Fourth Circuit Court of Appeal Judge Paul Bonin says he is running for a seat on the criminal court bench because he believes his experiences give him insight into the type of reforms needed at the trial level.
“I’ve been a court of appeal judge for about eight years now and I feel that I am coming out of the replay booth, which is sort of what an appeal court judge does, and getting on the field and going to where the trouble is and seeing if I can help out by my own personality and temperament.
Bonin says that if elected to Section D, he will take an active role in cases early in the proceedings.

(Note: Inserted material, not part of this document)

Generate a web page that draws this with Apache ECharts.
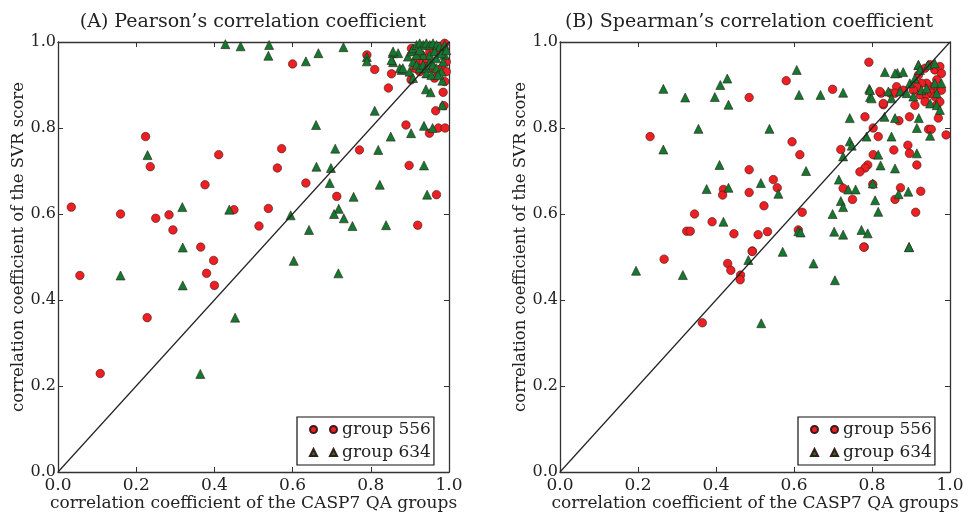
<!DOCTYPE html>
<html lang="en">
<head>
<meta charset="UTF-8">
<title>SVR score vs CASP7 QA groups</title>
<script src="https://cdn.jsdelivr.net/npm/echarts@6/dist/echarts.min.js"></script>
<style>
  html, body { margin: 0; padding: 0; background: #fff; }
  #chart { width: 972px; height: 513px; }
</style>
</head>
<body>
<div id="chart"></div>
<script type="text/javascript">
// (A) Pearson
var pearsonRed = [
    [0.034,0.616],[0.16,0.60],[0.224,0.78],[0.236,0.71],[0.25,0.59],[0.284,0.598],[0.294,0.563],
    [0.376,0.668],[0.411,0.738],[0.45,0.61],[0.514,0.572],[0.538,0.613],[0.561,0.707],[0.572,0.752],
    [0.60,0.949],[0.634,0.672],[0.713,0.641],[0.771,0.749],[0.79,0.97],[0.81,0.936],[0.845,0.893],
    [0.853,0.926],[0.89,0.807],[0.898,0.713],[0.92,0.574],[0.968,0.645],[0.95,0.788],[0.966,0.84],
    [0.985,0.883],[0.987,0.852],[0.973,0.80],[0.99,0.80],[0.903,0.912],
    [0.056,0.457],[0.108,0.229],[0.228,0.359],[0.365,0.523],[0.398,0.492],[0.38,0.462],[0.40,0.434],
    [0.904,0.985],[0.917,0.954],[0.934,0.954],[0.959,0.939],[0.972,0.931],[0.993,0.954],[0.976,0.978],
    [0.925,0.931],[0.981,0.939],[0.989,0.997],[0.951,0.978],[0.989,0.908],[0.942,0.962],[0.912,0.939],
    [0.963,0.916],[0.929,0.97],[0.993,0.931]
];
var pearsonGreen = [
    [0.428,0.995],[0.467,0.99],[0.54,0.993],[0.538,0.968],[0.634,0.955],[0.666,0.974],[0.73,0.988],
    [0.79,0.965],[0.79,0.955],[0.856,0.974],[0.87,0.974],[0.857,0.953],[0.879,0.935],[0.81,0.84],
    [0.66,0.807],[0.229,0.737],[0.318,0.616],[0.438,0.61],[0.595,0.597],[0.642,0.563],[0.661,0.71],
    [0.698,0.707],[0.709,0.752],[0.695,0.672],[0.718,0.612],[0.706,0.60],[0.731,0.59],[0.753,0.572],
    [0.756,0.64],[0.819,0.749],[0.823,0.668],[0.839,0.574],[0.851,0.78],[0.903,0.788],[0.936,0.805],
    [0.936,0.713],[0.944,0.645],[0.958,0.80],[0.941,0.89],[0.953,0.883],[0.983,0.91],[0.983,0.853],
    [0.16,0.457],[0.319,0.522],[0.319,0.434],[0.364,0.228],[0.453,0.359],[0.603,0.491],[0.717,0.462],
    [0.857,0.978],[0.853,0.958],[0.874,0.939],[0.882,0.939],[0.895,0.966],[0.904,0.978],[0.908,0.985],
    [0.917,0.993],[0.925,0.997],[0.934,0.993],[0.942,0.997],[0.951,0.993],[0.959,0.997],[0.968,0.993],
    [0.976,0.989],[0.908,0.954],[0.917,0.947],[0.925,0.939],[0.934,0.947],[0.942,0.939],[0.951,0.954],
    [0.959,0.947],[0.968,0.939],[0.981,0.931],[0.989,0.97],[0.985,0.954],[0.934,0.97],[0.951,0.97],
    [0.968,0.962],[0.942,0.927],[0.955,0.923],[0.972,0.923],[0.917,0.97],[0.925,0.981],[0.963,0.978],
    [0.981,0.974],[0.989,0.993],[0.993,0.981],[0.899,0.931],[0.908,0.916]
];

// (B) Spearman
var spearmanRed = [
    [0.231,0.78],[0.485,0.871],[0.58,0.91],[0.595,0.768],[0.615,0.738],[0.485,0.703],[0.547,0.68],
    [0.557,0.661],[0.419,0.657],[0.417,0.644],[0.485,0.65],[0.523,0.619],[0.345,0.60],[0.39,0.582],
    [0.325,0.56],[0.334,0.56],[0.446,0.554],[0.508,0.552],[0.532,0.559],[0.621,0.604],[0.611,0.563],
    [0.493,0.514],[0.699,0.89],[0.792,0.953],[0.72,0.75],[0.782,0.826],[0.803,0.80],[0.816,0.78],
    [0.823,0.881],[0.829,0.854],[0.847,0.881],[0.869,0.817],[0.896,0.826],[0.856,0.749],[0.892,0.76],
    [0.896,0.741],[0.915,0.714],[0.803,0.738],[0.789,0.714],[0.782,0.707],[0.769,0.698],[0.802,0.669],
    [0.726,0.66],[0.75,0.634],[0.859,0.634],[0.873,0.661],[0.925,0.653],[0.912,0.604],[0.99,0.784],
    [0.78,0.523],[0.945,0.797],[0.952,0.797],[0.966,0.854],[0.97,0.823],
    [0.267,0.495],[0.43,0.485],[0.438,0.469],[0.463,0.458],[0.462,0.447],[0.493,0.513],[0.365,0.347],
    [0.779,0.523],
    [0.919,0.923],[0.936,0.939],[0.949,0.947],[0.961,0.935],[0.974,0.943],[0.978,0.927],[0.966,0.912],
    [0.953,0.896],[0.94,0.904],[0.927,0.904],[0.914,0.896],[0.906,0.888],[0.923,0.877],[0.94,0.877],
    [0.953,0.881],[0.97,0.888],[0.961,0.873],[0.978,0.888],[0.936,0.861],[0.974,0.861],[0.82,0.885],
    [0.829,0.857],[0.863,0.896],[0.859,0.881],[0.88,0.888],[0.91,0.853]
];
var spearmanGreen = [
    [0.265,0.891],[0.265,0.75],[0.321,0.871],[0.355,0.798],[0.397,0.872],[0.411,0.90],[0.429,0.915],
    [0.432,0.854],[0.376,0.658],[0.409,0.714],[0.432,0.661],[0.419,0.582],[0.515,0.672],[0.537,0.798],
    [0.56,0.647],[0.607,0.935],[0.613,0.877],[0.631,0.70],[0.611,0.56],[0.617,0.557],[0.668,0.877],
    [0.726,0.882],[0.715,0.68],[0.699,0.60],[0.72,0.63],[0.726,0.616],[0.703,0.559],[0.726,0.552],
    [0.739,0.657],[0.758,0.657],[0.743,0.823],[0.743,0.769],[0.748,0.759],[0.726,0.734],[0.773,0.563],
    [0.789,0.555],[0.793,0.891],[0.795,0.872],[0.786,0.78],[0.808,0.632],[0.816,0.605],[0.816,0.738],
    [0.822,0.713],[0.802,0.671],[0.859,0.706],[0.85,0.78],[0.859,0.823],[0.832,0.826],[0.833,0.93],
    [0.865,0.928],[0.88,0.93],[0.868,0.646],[0.893,0.652],[0.895,0.523],[0.915,0.741],[0.919,0.946],
    [0.949,0.782],[0.915,0.80],[0.92,0.823],
    [0.195,0.468],[0.315,0.458],[0.483,0.493],[0.571,0.512],[0.65,0.485],[0.705,0.446],[0.516,0.346],
    [0.895,0.523],
    [0.859,0.927],[0.919,0.947],[0.944,0.947],[0.961,0.95],[0.795,0.888],[0.799,0.869],[0.842,0.885],
    [0.85,0.869],[0.872,0.885],[0.889,0.881],[0.906,0.873],[0.927,0.888],[0.94,0.892],[0.949,0.857],
    [0.961,0.904],[0.978,0.904],[0.966,0.853],[0.974,0.842],[0.923,0.935],[0.966,0.881],[0.897,0.904],
    [0.91,0.915]
];

var diagonal = [[0, 0], [1, 1]];
var tickInterval = 0.2;
var panelTitles = ["(A) Pearson\u2019s correlation coefficient", "(B) Spearman\u2019s correlation coefficient"];
var groupNames = ["group 556", "group 634"];
var xName = "correlation coefficient of the CASP7 QA groups";
var yName = "correlation coefficient of the SVR score";

var FONT = "DejaVu Serif";
var RED = "#ee1f23";
var GREEN = "#0f7a30";
var circlesIcon = "path://M0,3.5 A3.5,3.5 0 1,1 7,3.5 A3.5,3.5 0 1,1 0,3.5 Z M20,3.5 A3.5,3.5 0 1,1 27,3.5 A3.5,3.5 0 1,1 20,3.5 Z";
var trianglesIcon = "path://M0,7 L3.5,0 L7,7 Z M20,7 L23.5,0 L27,7 Z";

var grids = [
    {left: 58, top: 42, width: 391, height: 430, outerBoundsMode: 'none'},
    {left: 560, top: 42, width: 390, height: 430, outerBoundsMode: 'none'}
];

function mainAxis(gridIndex, isX) {
    return {
        type: 'value', gridIndex: gridIndex, min: 0, max: 1, interval: tickInterval,
        position: isX ? 'bottom' : 'left',
        name: isX ? xName : yName,
        nameLocation: 'middle',
        nameMoveOverlap: false,
        nameGap: isX ? 23 : 31,
        nameTextStyle: {
            fontFamily: FONT, fontSize: isX ? 17 : 16.5, color: '#222',
            padding: isX ? 0 : [0, 0, 0, 20]
        },
        axisLine: {show: true, onZero: false, lineStyle: {color: '#333', width: 1.3}},
        axisTick: {show: true, inside: true, length: 5, lineStyle: {color: '#333'}},
        axisLabel: {
            fontFamily: FONT, fontSize: isX ? 17 : 16, color: '#222', margin: isX ? 5 : 2,
            formatter: function (v) { return v.toFixed(1); }
        },
        splitLine: {show: false}
    };
}

function mirrorAxis(gridIndex, isX) {
    return {
        type: 'value', gridIndex: gridIndex, min: 0, max: 1, interval: tickInterval,
        position: isX ? 'top' : 'right',
        axisLine: {show: true, onZero: false, lineStyle: {color: '#333', width: 1.3}},
        axisTick: {show: true, inside: true, length: 5, lineStyle: {color: '#333'}},
        axisLabel: {show: false},
        splitLine: {show: false}
    };
}

function legendFor(left) {
    return {
        left: left, top: 417, orient: 'vertical',
        backgroundColor: '#fff', borderColor: '#111', borderWidth: 1.2, borderRadius: 0,
        padding: [4, 3, 4, 12], itemGap: 6, itemWidth: 27, itemHeight: 7,
        selectedMode: false,
        textStyle: {fontFamily: FONT, fontSize: 17, color: '#222'},
        data: [
            {name: groupNames[0], icon: circlesIcon},
            {name: groupNames[1], icon: trianglesIcon}
        ]
    };
}

function scatter(name, data, idx, isRed) {
    return {
        name: name, type: 'scatter', xAxisIndex: idx, yAxisIndex: idx, data: data,
        symbol: isRed ? 'circle' : 'triangle',
        symbolSize: isRed ? 8.5 : 9,
        itemStyle: {color: isRed ? RED : GREEN, borderColor: '#3a1a1a', borderWidth: 0.6, opacity: 1},
        z: isRed ? 2 : 3,
        silent: true
    };
}

function diag(idx) {
    return {
        type: 'line', xAxisIndex: idx, yAxisIndex: idx, data: diagonal,
        showSymbol: false, symbol: 'none', silent: true,
        lineStyle: {color: '#222', width: 1.2}, z: 4
    };
}

var chart = echarts.init(document.getElementById('chart'));
chart.setOption({
    animation: false,
    backgroundColor: '#fff',
    grid: grids,
    xAxis: [mainAxis(0, true), mainAxis(1, true), mirrorAxis(0, true), mirrorAxis(1, true)],
    yAxis: [mainAxis(0, false), mainAxis(1, false), mirrorAxis(0, false), mirrorAxis(1, false)],
    legend: [legendFor(297), legendFor(798)],
    graphic: [
        {type: 'text', x: 253, y: 22, style: {text: panelTitles[0], font: '19px "DejaVu Serif"', fill: '#222', textAlign: 'center', textVerticalAlign: 'middle'}},
        {type: 'text', x: 749, y: 22, style: {text: panelTitles[1], font: '19px "DejaVu Serif"', fill: '#222', textAlign: 'center', textVerticalAlign: 'middle'}}
    ],
    series: [
        scatter(groupNames[0], pearsonRed, 0, true),
        scatter(groupNames[1], pearsonGreen, 0, false),
        diag(0),
        scatter(groupNames[0], spearmanRed, 1, true),
        scatter(groupNames[1], spearmanGreen, 1, false),
        diag(1)
    ]
});
</script>
</body>
</html>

“I think the primary thing as the judge is to become much more active early in the case so that the judge is working to avoid wrongful convictions, which is a very serious problem,” he says. “Due process is not a hurry up and get this over; it’s not you have three minutes to make the decision; it’s none of that. When the judge gets involved very early on in a case and starts to find out what the case is about, what the (defendant) is saying, what the victims are saying—the judge is not sitting there and saying ‘well let me kick this down 14 years later to the appeal’s court to find out that somebody railroaded.”
Bonin adds that he will be an advocate for reform in Baton Rouge and within the system.
“All these laws they’re not working,” says Bonin. “We’ve got to restore the system to where the judge is making decisions . . . so we need judges to go up there and advocate for a better system. I think we need to address so many things because the constitution says assistance of counsel, speedy trial, no excessive bail all of this has to be addressed.”